Here are two more posts from an earlier time that I thought to share. Fourteen, fifteen years ago. Time is certainly a curious thing. Recently in the Strategies class I was sharing the experience I’ve been having reading Catherine Lampert’s recent book, Frank Auerbach — Speaking and Painting. The reminding and rekindling that the book brings. That sense of somehow a deep truth in the activity of painting – or at least the possibility of somehow a deep truth in the activity of painting. The great wonder of that. The great mystery of that. Which I truly do not understand, but it pushes me, in ways that I am grateful for, that bring me to my life.

The posts:

February 27, 2002

The deeper nature of the play with figure/ground: is that not in essence coming from a desire to give form to the presence in the invisible? Look at Cezanne. Look at his skies. Look at Morandi.

Andrew spoke of painting as reparation. When I mentioned the feelings of doubt about the efficacy of painting in any real sense in our lives today, when I step into the studio – he spoke of painting as reparation, as repair. How can there be repair without a wound? Is not all great painting great reaching? Reaching and achieving. Reaching and arriving.

The willingness to face the doubt, the ennui, the fear of no meaning, again and again, and in the face of blankness to state otherwise, to discover, to reveal, to repair otherwise.


August 23, 2001

Developing the space, holding it, holding the air, the light, containing it and then shifting it, expanding it out, rounding the edges of the rectangle as the space expands like a wonderful golden balloon.

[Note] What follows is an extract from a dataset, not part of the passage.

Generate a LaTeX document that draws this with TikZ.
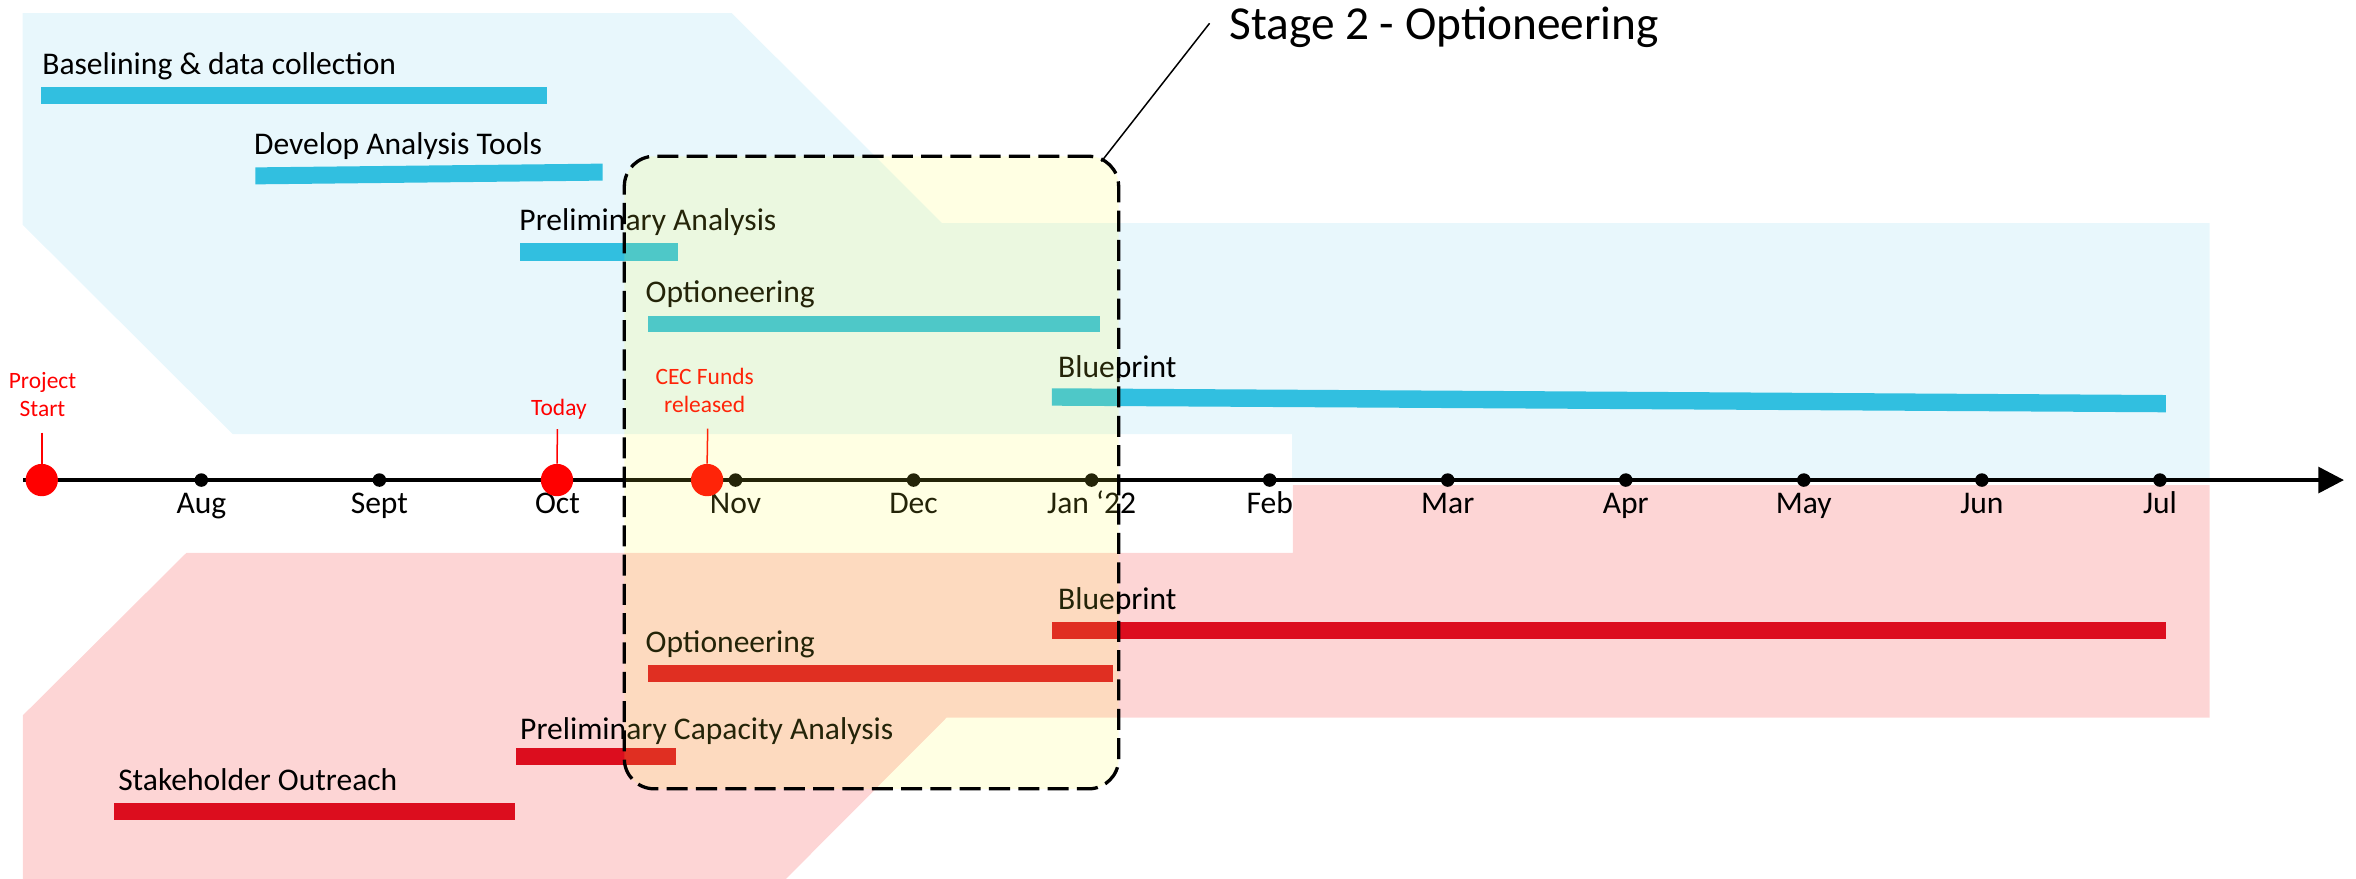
\documentclass[tikz,border=0pt]{standalone}
\usepackage{fontspec}
\setmainfont{Carlito}
\usetikzlibrary{arrows.meta}

\definecolor{bgblue}{HTML}{E8F7FC}
\definecolor{bgpink}{HTML}{FDD5D5}
\definecolor{barblue}{HTML}{31BFE0}
\definecolor{barred}{HTML}{DC0D1E}
\definecolor{stageyellow}{RGB}{255,255,60}
\definecolor{milestone}{HTML}{FF0000}

\tikzset{
  tasklabel/.style={anchor=base west, inner sep=0pt, font=\fontsize{21}{25}\selectfont},
  monthlabel/.style={anchor=base, inner sep=0pt, font=\fontsize{21}{25}\selectfont},
  tickdot/.style={circle, fill=black, inner sep=0pt, minimum size=9pt},
  mdot/.style={circle, fill=milestone, inner sep=0pt, minimum size=21.5pt},
  mline/.style={draw=milestone, line width=1pt},
  % base anchor of a multi-line label sits on its last line
  mlabel/.style={anchor=base, align=center, inner sep=0pt, text=milestone,
    font=\fontsize{15.6}{18.8}\selectfont},
  axisline/.style={line width=2.7pt, -{Triangle[length=17pt,width=17pt]}},
  stagebox/.style={draw=black, line width=2.2pt, dash pattern=on 14pt off 5.5pt,
    rounded corners=20pt, minimum width=329pt, minimum height=421pt, inner sep=0pt,
    fill=stageyellow, fill opacity=0.14},
  stagetitle/.style={anchor=base west, inner sep=0pt, font=\fontsize{31.5}{36}\selectfont},
  callout/.style={line width=1pt},
}

\begin{document}
\begin{tikzpicture}[x=1pt, y=-1pt]
\useasboundingbox (0,0) rectangle (1568,585);

% workstream bands
\fill[bgblue] (15,8.7) -- (487,8.7) -- (627,148.5) -- (1470.5,148.5) -- (1470.5,318)
  -- (860,318) -- (860,289) -- (155,289) -- (15,149.5) -- cycle;
\fill[bgpink] (15.3,585) -- (15.3,476) -- (124,368) -- (860.5,368) -- (860.5,322.8)
  -- (1470.5,322.8) -- (1470.5,477.6) -- (630,477.6) -- (523,585) -- cycle;

% task bars, upper workstream
\fill[barblue] (27,58) rectangle (364,69);
\fill[barblue] (170,111.4) -- (401,108.9) -- (401,120.2) -- (170,122.7) -- cycle;
\fill[barblue] (346,162) rectangle (451,173.5);
\fill[barblue] (431,210) rectangle (732,221);
\fill[barblue] (700,258.4) -- (1441.5,262.9) -- (1441.5,274.4) -- (700,270) -- cycle;

% task bars, lower workstream
\fill[barred] (700,414) rectangle (1441.5,425.5);
\fill[barred] (431,442.6) rectangle (741,454);
\fill[barred] (343.5,498) rectangle (450,509);
\fill[barred] (76,534.5) rectangle (343,545.7);

% time axis
\coordinate (axis-start) at (15.5,319.5);
\coordinate (axis-end) at (1560,319.5);
\draw[axisline] (axis-start) -- (axis-end);

\foreach \name/\lbl/\x in {aug/Aug/134, sept/Sept/252.5, oct/Oct/371, nov/Nov/489.5,
    dec/Dec/608, jan/{Jan ‘22}/726.5, feb/Feb/845, mar/Mar/963.5, apr/Apr/1082,
    may/May/1200.5, jun/Jun/1319, jul/Jul/1437.5} {
  \node[tickdot] (tick-\name) at (\x,319.5) {};
  \node[monthlabel] (month-\name) at (\x,341.5) {\lbl};
}

% milestones
\node[mdot] (start-dot) at (27.8,319.5) {};
\node[mdot] (today-dot) at (370.7,319.5) {};
\node[mdot] (cec-dot) at (470.6,319.5) {};

\coordinate (start-tip) at (27.8,288);
\coordinate (today-tip) at (371,285.6);
\coordinate (cec-tip) at (471,285.3);
\draw[mline] (start-tip) -- (start-dot.north);
\draw[mline] (today-tip) -- (today-dot.north);
\draw[mline] (cec-tip) -- (cec-dot.north);

\node[mlabel] (start-label) at (28.3,277.5) {Project\\Start};
\node[mlabel] (today-label) at (372,276.5) {Today};
\node[mlabel] (cec-label) at (469,274.6) {CEC Funds\\released};

% task labels
\node[tasklabel] (t-baseline) at (28,49.5) {Baselining \& data collection};
\node[tasklabel] (t-tools) at (169,102.5) {Develop Analysis Tools};
\node[tasklabel] (t-prelim) at (345.5,153.7) {Preliminary Analysis};
\node[tasklabel] (t-option-a) at (429.5,201) {Optioneering};
\node[tasklabel] (t-blue-a) at (704,251.5) {Blueprint};
\node[tasklabel] (t-blue-b) at (704,405.5) {Blueprint};
\node[tasklabel] (t-option-b) at (429.5,434) {Optioneering};
\node[tasklabel] (t-capacity) at (346,492) {Preliminary Capacity Analysis};
\node[tasklabel] (t-outreach) at (78.5,526) {Stakeholder Outreach};

% stage 2 window
\node[stagebox] (stage) at (580,314.5) {};
\node[stagetitle] (stage-title) at (818,26) {Stage 2 - Optioneering};
\coordinate (callout-foot) at (733,107.5);
\coordinate (callout-head) at (805,15.5);
\draw[callout] (callout-foot) -- (callout-head);

\end{tikzpicture}
\end{document}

These many years later, thinking of the question, “How can there be repair without a wound?”. Perhaps the wound is the experience of our separateness, the deep myth of our Separateness. Great painting works to heal that.

And a couple of images. The recent interior that I’ve been working on — here is another shot of it in progress.

And a charcoal drawing of the same motif from the other day, also in progress. There’s never enough time.

Natalie Hollander Charkow, another dear teacher, first brought Auerbach to my attention back when I was in grad school. The book on Auerbach by Robert Hughes had just come out. She showed it to me and said, here – read this. I did. Thank you, Natalie.